Route 104 Construction Continues on Schedule — Work Should Be Complete by October

Construction barricades line the shoulder of South Shore Road at Guinea Gut.

Contractor V.I. Paving continues to make steady progress on the complete overhaul of Gifft Hill and South Shore Roads, and work is expected to be completed by the contract’s closing date, October 10.

Workers are currently finishing up installing box culverts on South Shore Road near the Westin Resort, and will soon be installing pipe culverts on the first switchback east of Chocolate Hole.

The new culverts are an important part of the project, which aims to both fix the potholes which plague Route 104, and prevent future potholes from cropping up. Culverts, swales and drains will direct running water away from the road’s surface, preserving the roadway and drastically reducing the amount of damage often seen on Gifft Hill and South Shore roads during heavy rains.

To that end, crews have also been paving driveways along Route 104 and even the Gifft Hill School’s lower school parking lot, explained Department of Public Works Materials Program Manager Thomas Jones.

“We’ve had water actually running on to people’s property right off the road, and we’re trying to eliminate that,” he said. “We also paved the parking lot at the school.
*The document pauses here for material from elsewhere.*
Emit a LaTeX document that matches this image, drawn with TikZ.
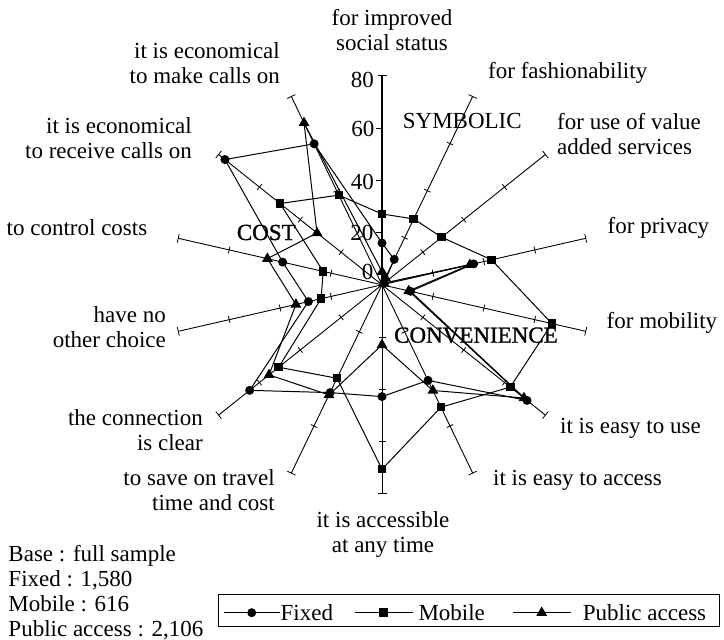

The government is not typically in the practice of maintaining private properties, but because of the drainage issues, it was something we had to do so the new roadway wouldn’t be compromised.”

“I take drainage very seriously,” Jones added.

Once the pipe culverts are installed at the South Shore Road switchback east of Chocolate Hole, crews will then focus on leveling to ensure the roadway will guide running water to the new swales and drains. There is also a good deal of road damage near Virgin Grand Estates which needs to be repaired, and a sidewalk complete with handrails will be constructed from the Westin Resort to Greenleaf Commons.

Workers also must raise manholes and water valves before the final coat of asphalt can be applied.

The 2.8 mile-long project, which runs from the Susannaberg Transfer Station on Gifft Hill Road to the Pine Peace playground on South Shore Road, is expected to cost around $4 million and is being funded by money from the federal economic stimulus package. Work began in October 2009, and DPW anticipates the road reconstruction will take a year to complete.

Motorists can expect one-way traffic directed by flaggers or stoplights as work continues.